In that moment of clarity, caught between surrender and flight, I made my choice.
I stepped through the doorway into the night.
I would return once my heat was over.
The cool air embraced me, carrying my scent outward in concentric waves that would mark my passage for anyone with the ability to track it.
The heat didn’t fade as I moved away from the palace and the princes.
If anything, it intensified, my body rebelling against the choice my mind had made with increasing desperation.
Each step away from them felt like tearing something essential, like deliberately breaking what had only just been made whole.
The pain of it was both physical and something beyond physical…
a sundering at the level of my identity.
But with each step, something else grew stronger alongside the pain. Certainty. Not that I was making the right choice or the wrong one, but that I was making a choice at all. That whatever happened next would be because I had decided it should happen.
I was twenty steps from the palace gates when I felt the bond collapse.
I felt each prince’s distinct energy fade from my awareness in sequence…

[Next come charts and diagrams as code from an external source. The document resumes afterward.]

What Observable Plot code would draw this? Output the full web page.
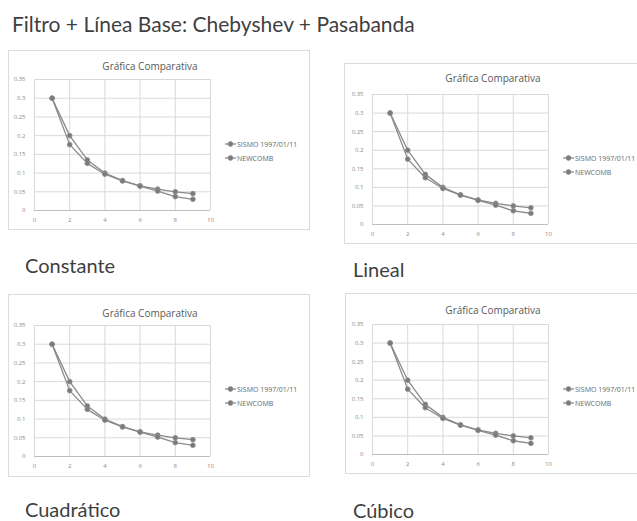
<!DOCTYPE html>
<html>
<head>
<meta charset="utf-8">
<script src="https://cdn.jsdelivr.net/npm/d3@7"></script>
<script src="https://cdn.jsdelivr.net/npm/@observablehq/plot@0.6"></script>
<style>
  html, body { margin: 0; padding: 0; background: #fff; }
  body { width: 637px; height: 521px; overflow: hidden; position: relative; font-family: "Open Sans", sans-serif; }
  .abs { position: absolute; white-space: nowrap; }
  .main-title { font-family: Lato, sans-serif; font-size: 21px; line-height: 21px; color: #3f3f3f; }
  .panel-label { font-family: Lato, sans-serif; font-size: 20px; line-height: 20px; color: #3f3f3f; }
  .box { border: 1px solid #dcdcdc; box-sizing: border-box; background: #fff; }
  .ctitle { font-size: 10px; line-height: 12px; color: #595959; text-align: center; width: 200px; }
  .leg { font-size: 7px; color: #666; display: flex; align-items: center; }
  .leg svg { margin-right: 1px; }
</style>
</head>
<body>
<script>
// ---- data ----
const xValues = [1, 2, 3, 4, 5, 6, 7, 8, 9];
const sismoValues = [0.3, 0.2, 0.135, 0.1, 0.08, 0.066, 0.057, 0.05, 0.045];
const newcombValues = [0.3, 0.176, 0.126, 0.097, 0.079, 0.065, 0.052, 0.037, 0.03];
const seriesNames = ["SISMO 1997/01/11", "NEWCOMB"];
const xTicks = [0, 2, 4, 6, 8, 10];
const yTicks = [0, 0.05, 0.1, 0.15, 0.2, 0.25, 0.3, 0.35];
const mainTitle = "Filtro + Línea Base: Chebyshev + Pasabanda";
const chartTitle = "Gráfica Comparativa";
const panelLabels = ["Constante", "Lineal", "Cuadrático", "Cúbico"];

const rows = [];
xValues.forEach((x, i) => {
  rows.push({x, y: sismoValues[i], series: seriesNames[0]});
  rows.push({x, y: newcombValues[i], series: seriesNames[1]});
});

function add(el) { document.body.appendChild(el); return el; }
function div(cls, text, css) {
  const d = document.createElement("div");
  d.className = "abs " + cls;
  if (text != null) d.textContent = text;
  Object.assign(d.style, css);
  return add(d);
}

div("main-title", mainTitle, {left: "12px", top: "13px"});

const panels = [
  {left: 8,   top: 50,  w: 302, h: 180, mL: 25, mT: 29, mB: 20, titleCx: 150, titleTop: 60,  legX: 225, legY: 144, label: 0, labX: 25,  labTop: 255},
  {left: 344, top: 63,  w: 302, h: 181, mL: 27, mT: 31, mB: 20, titleCx: 493, titleTop: 72,  legX: 563, legY: 158, label: 1, labX: 353, labTop: 259},
  {left: 8,   top: 294, w: 302, h: 183, mL: 25, mT: 31, mB: 21, titleCx: 150, titleTop: 307, legX: 225, legY: 389, label: 2, labX: 25,  labTop: 499},
  {left: 345, top: 293, w: 302, h: 181, mL: 26, mT: 31, mB: 20, titleCx: 493, titleTop: 304, legX: 563, legY: 389, label: 3, labX: 353, labTop: 500}
];

const fmt = d => String(+d.toFixed(2));

panels.forEach(p => {
  const box = div("box", null, {left: p.left + "px", top: p.top + "px", width: p.w + "px", height: p.h + "px"});
  const plotW = 176;
  const chart = Plot.plot({
    width: p.w - 2,
    height: p.h - 2,
    marginLeft: p.mL,
    marginTop: p.mT - 1,
    marginBottom: p.mB - 1,
    marginRight: p.w - 2 - p.mL - plotW,
    style: {fontFamily: "Open Sans, sans-serif", fontSize: "6px", color: "#8a8a8a", background: "transparent"},
    x: {domain: [0, 10], ticks: xTicks, tickSize: 0, tickPadding: 7, tickFormat: fmt, label: null},
    y: {domain: [0, 0.35], ticks: yTicks, tickSize: 0, tickPadding: 9, tickFormat: fmt, label: null},
    marks: [
      Plot.ruleX(xTicks, {stroke: "#d9d9d9", strokeWidth: 1}),
      Plot.ruleY(yTicks, {stroke: "#d9d9d9", strokeWidth: 1}),
      Plot.ruleY([0], {stroke: "#bfbfbf", strokeWidth: 1}),
      Plot.line(rows, {x: "x", y: "y", z: "series", stroke: "#8a8a8a", strokeWidth: 1.3}),
      Plot.dot(rows, {x: "x", y: "y", r: 2.4, fill: "#7a7a7a", stroke: "#8f8f8f", strokeWidth: 0.8})
    ]
  });
  chart.style.position = "absolute";
  chart.style.left = "0px";
  chart.style.top = "0px";
  box.appendChild(chart);

  div("ctitle", chartTitle, {left: (p.titleCx - 100) + "px", top: p.titleTop + "px"});

  seriesNames.forEach((name, i) => {
    const lg = div("leg", null, {left: p.legX + "px", top: (p.legY + i * 14 - 5) + "px", height: "10px"});
    const ns = "http://www.w3.org/2000/svg";
    const s = document.createElementNS(ns, "svg");
    s.setAttribute("width", "11"); s.setAttribute("height", "10");
    const ln = document.createElementNS(ns, "line");
    ln.setAttribute("x1", "0"); ln.setAttribute("x2", "11"); ln.setAttribute("y1", "5"); ln.setAttribute("y2", "5");
    ln.setAttribute("stroke", "#8a8a8a"); ln.setAttribute("stroke-width", "1.3");
    const c = document.createElementNS(ns, "circle");
    c.setAttribute("cx", "5.5"); c.setAttribute("cy", "5"); c.setAttribute("r", "2.4");
    c.setAttribute("fill", "#7a7a7a"); c.setAttribute("stroke", "#8f8f8f"); c.setAttribute("stroke-width", "0.8");
    s.appendChild(ln); s.appendChild(c);
    lg.appendChild(s);
    const t = document.createElement("span");
    t.textContent = name;
    lg.appendChild(t);
  });

  div("panel-label", panelLabels[p.label], {left: p.labX + "px", top: p.labTop + "px"});
});
</script>
</body>
</html>
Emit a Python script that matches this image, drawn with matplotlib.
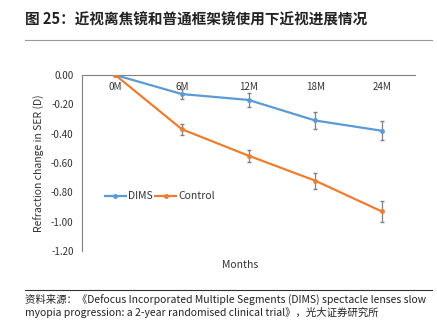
import matplotlib.pyplot as plt
from matplotlib.lines import Line2D
import numpy as np

plt.rcParams['font.family'] = ['Noto Sans CJK SC', 'DejaVu Sans']

months = ["0M", "6M", "12M", "18M", "24M"]
dims = [0.0, -0.13, -0.17, -0.31, -0.38]
dims_err = [0.0, 0.035, 0.05, 0.057, 0.064]
control = [0.0, -0.37, -0.55, -0.72, -0.93]
control_err = [0.0, 0.038, 0.042, 0.055, 0.072]
yticks = [0.0, -0.2, -0.4, -0.6, -0.8, -1.0, -1.2]

blue = "#5B9BD5"
orange = "#ED7D31"

fig = plt.figure(figsize=(4.37, 3.27), dpi=100)
W, H = 437, 327

# title + rule
fig.text(25 / W, 1 - 20 / H, "图 25：近视离焦镜和普通框架镜使用下近视进展情况",
         fontsize=10.5, fontweight="bold", va="center", ha="left", color="#222222")
fig.add_artist(Line2D([25 / W, 432 / W], [1 - 40 / H, 1 - 40 / H],
                      color="#999999", lw=0.8))

ax = fig.add_axes([82 / W, 1 - 251 / H, (415 - 82) / W, (251 - 75) / H])
x = np.arange(len(months))
ax.errorbar(x, dims, yerr=dims_err, color=blue, lw=1.6, marker="o", ms=2.5,
            ecolor="#808080", elinewidth=0.9, capsize=1.5, zorder=3)
ax.errorbar(x, control, yerr=control_err, color=orange, lw=1.6, marker="o", ms=2.5,
            ecolor="#808080", elinewidth=0.9, capsize=1.5, zorder=3)

ax.set_xlim(-0.5, len(months) - 0.5)
ax.set_ylim(-1.2, 0.0)
ax.set_yticks(yticks)
ax.set_yticklabels([f"{v:.2f}" for v in yticks], fontsize=7, color="#333333")
ax.tick_params(axis="y", length=0, pad=6)
ax.set_xticks(x)
ax.set_xticklabels(months, fontsize=7, color="#333333")
ax.spines["right"].set_visible(False)
ax.spines["bottom"].set_visible(False)
ax.spines["top"].set_color("#808080")
ax.spines["left"].set_color("#808080")
ax.xaxis.set_ticks_position("top")
ax.tick_params(axis="x", length=0, labeltop=True, labelbottom=False, pad=-12)

ax.set_ylabel("Refraction change in SER (D)", fontsize=7.5, color="#333333", labelpad=4)
fig.text(240 / W, 1 - 265 / H, "Months", fontsize=7.5, ha="center", va="center",
         color="#333333")

handles = [Line2D([], [], color=blue, lw=1.6, marker="o", ms=2.5),
           Line2D([], [], color=orange, lw=1.6, marker="o", ms=2.5)]
ax.legend(handles, ["DIMS", "Control"], loc="center left",
          bbox_to_anchor=(0.04, 0.31), ncol=2, frameon=False,
          fontsize=7.5, handlelength=2.0, columnspacing=0.3, handletextpad=0.2,
          labelcolor="#333333")

# footer
fig.add_artist(Line2D([25 / W, 432 / W], [1 - 290 / H, 1 - 290 / H],
                      color="#333333", lw=0.8))
fig.text(25 / W, 1 - 299 / H,
         "资料来源：《Defocus Incorporated Multiple Segments (DIMS) spectacle lenses slow",
         fontsize=7.5, ha="left", va="center", color="#222222")
fig.text(25 / W, 1 - 313 / H,
         "myopia progression: a 2-year randomised clinical trial》，光大证券研究所",
         fontsize=7.5, ha="left", va="center", color="#222222")

fig.savefig("out.png", dpi=100)
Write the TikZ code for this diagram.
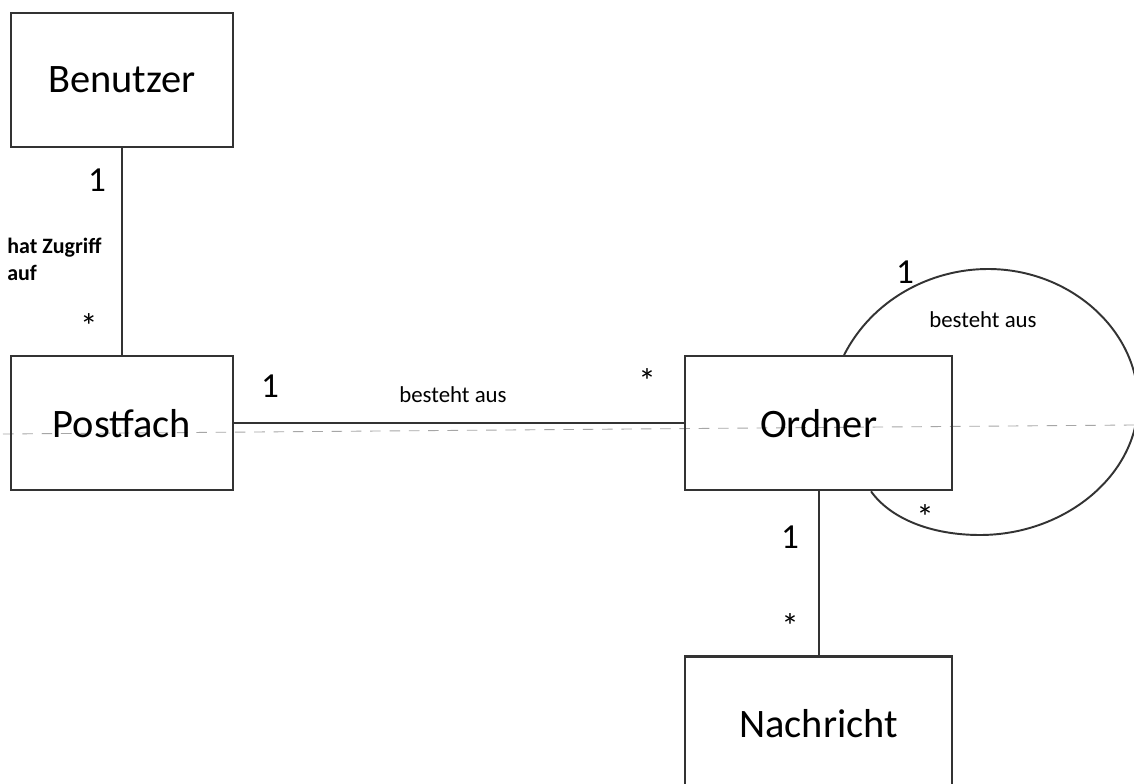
\documentclass[tikz,border=0pt]{standalone}
\usepackage{fontspec}
\setmainfont{Carlito}
\usepackage{tikz}
\usetikzlibrary{positioning,%
                calc}

\begin{document}
\begin{tikzpicture}[x=0.02cm,y=-0.02cm]
  \tikzset{entity/.style = {draw=black!80,line width=1.3pt,minimum width=4.44cm,
                            minimum height=2.68cm,inner sep=0pt,
                            font=\fontsize{23}{27}\selectfont}}
  \tikzset{wide/.style = {minimum width=5.34cm}}
  \tikzset{link/.style = {draw=black!80,line width=1.1pt}}
  \tikzset{mult/.style = {inner sep=0pt,font=\fontsize{20}{23}\selectfont}}
  \tikzset{rolename/.style = {inner sep=0pt,font=\fontsize{13}{15}\selectfont}}
  \tikzset{scanline/.style = {draw=black!35,line width=0.5pt,dash pattern=on 6pt off 5pt}}
  \clip (0,0) rectangle (1134,784);
  \fill[white] (0,0) rectangle (1134,784);

  %\draw[help lines] (0,0) grid (1134,784);
  \draw[scanline] (3,434) -- (1134,425);

  \node[entity] (benutzer) at (122,80) {Benutzer};
  \node[entity] (postfach) [below=4.14cm of benutzer] {Postfach};
  \node[entity,wide] (ordner) [right=9.0cm of postfach] {Ordner};
  \node[entity,wide] (nachricht) [below=3.28cm of ordner] {Nachricht};

  \draw[link] (benutzer) -- (postfach);
  \draw[link] (postfach) -- (ordner);
  \draw[link] (ordner) -- (nachricht);

  % Ordner besteht aus Ordner
  \coordinate (loopA) at ($(ordner.north west)+(160,0)$);
  \coordinate (loopB) at ($(ordner.south west)+(187,0)$);
  \draw[link] (loopA) .. controls (872,300) and (930,269) .. (988,269)
              .. controls (1070,269) and (1138,330) .. (1138,402)
              .. controls (1138,475) and (1065,535) .. (980,535)
              .. controls (930,535) and (890,518) .. (loopB);

  \node[mult] (bp1) at (97,180) {1};
  \node[mult] (bpn) at (89,326) {*};
  \node[rolename,font=\fontsize{12.5}{15}\selectfont\bfseries,align=left,anchor=north west]
       (zugriff) at (7,238) {hat Zugriff\\auf};

  \node[mult] (po1) at (270,386) {1};
  \node[rolename] (poname) at (453,395) {besteht aus};
  \node[mult] (pon) at (647,381) {*};

  \node[mult] (oo1) at (905,272) {1};
  \node[rolename] (ooname) at (983,320) {besteht aus};
  \node[mult] (oon) at (925,517) {*};

  \node[mult] (on1) at (790,537) {1};
  \node[mult] (onn) at (790,626) {*};
\end{tikzpicture}
\end{document}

Kael’s authority receding first, then Rhex’s intensity, finally Silas’s perception, until all that remained was the ghost-sensation of where they had been inside me.
The emptiness that followed was absolute. Devastating. A vacuum where completion had been moments before.
I stumbled, my hand finding the stone wall of the outer gate to steady myself against the vertigo of sudden isolation.
For so many years, I had been alone inside myself, cut off from my own nature by chemical suppression and calculated control.
Tonight I had experienced a connection so profound it had transformed me at the molecular level, had rewritten what I understood about myself and my place in the world.
And now that connection was gone, torn away by my own decision to walk rather than stay.
The pain of it dropped me to my knees.
My body screamed, demanding I return instead of facing the pain of incompletion after having known, however briefly, what completion felt like.
It didn't matter that I'd already resolved myself to reuniting with the princes after my heat, the pain of returning to a state I had lived in all my life but could no longer accept as natural now that I had experienced its alternative doubled me over.
I knelt on the cold stone of the palace gate, head bowed not in submission but in grief. The heat remained, burning through me with increasing intensity now that there was nothing to channel it, to focus it on, to make it meaningful beyond simple biology.
I rose slowly, each movement deliberate against the protest of flesh that wanted something other than what my mind had decided.
Three counts in. Hold for four. Release for five.
The familiar rhythm steadied me enough to take another step, and another, away from the palace, and away from the princes.
Behind me, I felt rather than heard the palace doors open. Their scent reached me even at this distance. I didn’t look back. I knew what I would see if I did… three princes standing in the doorway, their expressions carrying the specific pain of having glimpsed completion only to have it torn away.
But I kept walking.
Because whatever we had become in the space of a single extraordinary night, whatever ancient pattern had awakened between us…
it had to be chosen. Freely. With clear eyes and full understanding.
Not in the grip of heat, not under the influence of biology that bypassed thought, not in the moment when surrender felt more like inevitability than decision.
I would return. I already knew I would. But I would return as myself, not as biology’s puppet. I would return having chosen, not having yielded.
But not tonight. Tonight was for remembering who I was before I decided who I would become.